Like many others in the design world, 2020 was a year that prompted Jenny Nguyen to look inward. As a public relations professional leading the New York–based Melting Butter Studios creative agency, she fixed her gaze on how the PR segment of the industry can act as a gateway—or barrier—to success for small businesses and independent interior designers.
“What I did was take that one service, break it apart, really study it and question why PR is so expensive,” says Nguyen, who mentions that prices for such services can range from a $5,000 monthly retainer to a minimum of $10,000 for some of the industry’s biggest agencies. “Those prices are a non-starter for most small businesses.”
In late summer of that year, Nguyen established the Hello Human creative publicity agency with the mission of making public relations services more accessible to designers and creatives. She decided to cut certain steps out of the process—the hand-holding, client wrangling, and time-consuming administrative tasks like gathering files for press kits—and instead approach PR from an educational angle, giving clients the tools and information they need to tell an effective brand story.
Using the new strategy, Nguyen’s team at Hello Human—a 26-person collective of freelance associates, with three full-time internal team members including Nguyen herself—breaks down the mechanics of launching a PR campaign, sharing the breakdown of a press kit, and distilling a brand’s story to its most relevant parts.
“PR has traditionally operated behind a velvet curtain in many ways,” says Nguyen. “Transparency hasn’t really been a tenet of the industry. … When you talk to traditional PR agencies and ask, ‘How do you get this press?’ The response would probably be something like, ‘Oh, we have great relationships.’” says Nguyen. “[At my firm], we’re trying to approach it from [a place of], ‘This is what we actually do to get press.’”
They tested out their approach and found that clients actually could deliver on the firm’s homework (things like pulling together the assets for a press kit), allowing Hello Human to dramatically decrease the time it took to complete a campaign and making their services more affordable for small businesses—with starting costs of around $3,000 per campaign.
So far, independent designers seem on board with the structure. Hello Human signed more than 100 clients during its first year and is expanding to 11 cities around the world, including New York, London and Milan. Plus, the firm’s unorthodox approach has helped it reach designers from underrepresented groups, with 83 percent of clients identifying as BIPOC or design studios that are female-owned or committed to social good.
Now, the firm is looking to scale up while testing out even more accessible services through the launch of a rewards-based crowdfunding campaign hosted on the IFundWomen platform. The site gave Hello Human a grant for women-owned businesses with founders who are people of color, which included six months of business coaching in preparation for the campaign’s recent October launch. While the main goal of the fundraiser is to expand the growing firm, the team also designed the campaign to gauge interest in an array of educational PR offerings.

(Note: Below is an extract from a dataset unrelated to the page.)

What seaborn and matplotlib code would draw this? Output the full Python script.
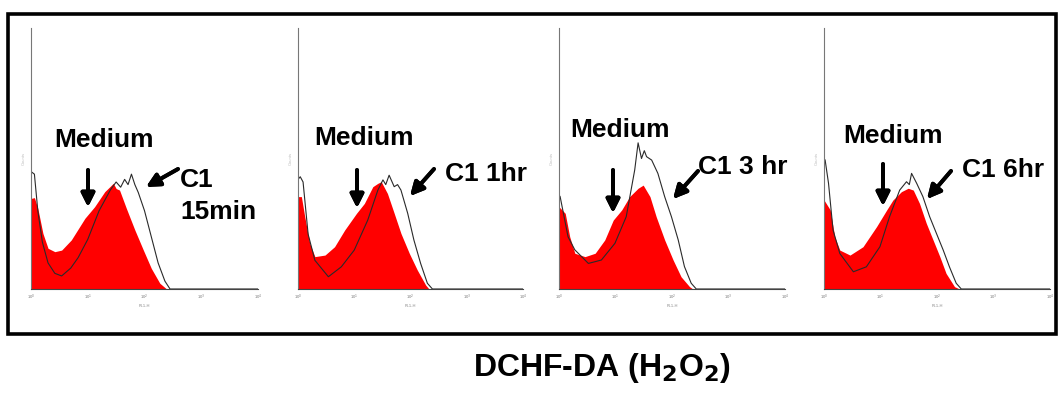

As part of the campaign, contributors receive different service-based prizes corresponding to their donations—for $299, a PR starter kit with pitch templates; for $99, an industry media kit and who’s-who list; for $49, a press kit manual, to name just a few. At the highest end of the donation range, Hello Human is offering a finite number of donors the option to sponsor a designer for two sessions with a PR pro from the firm ($1,500), a PR campaign for one BIPOC or social-good design studio ($7,000) or a 6-month partnership with one of the firm’s pros to raise the profile of a chosen studio’s work ($15,000). So far, the firm has reached $52,000 of its $56,000 goal tethered to a November 25 deadline.

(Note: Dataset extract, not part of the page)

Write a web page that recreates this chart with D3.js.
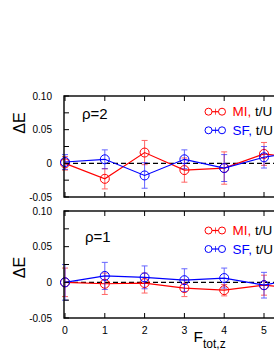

With the new funds, Hello Human plans to develop some of the campaign’s more popular rewards offerings into products for use by its own clients, as well investing in operational costs to potentially open an office space for the team. In the long term, the firm’s ultimate goal is to grow its services and client base, expand into new sectors—fashion, fine art, and beauty and wellness among them—and continue cracking open the PR machine for underserved markets with an education-focused, DIY approach.
“We want to grow outwardly in terms of serving other creative communities, and more designers,” says Nguyen. “But through that, we want to build a new set of services that will support those communities as well.”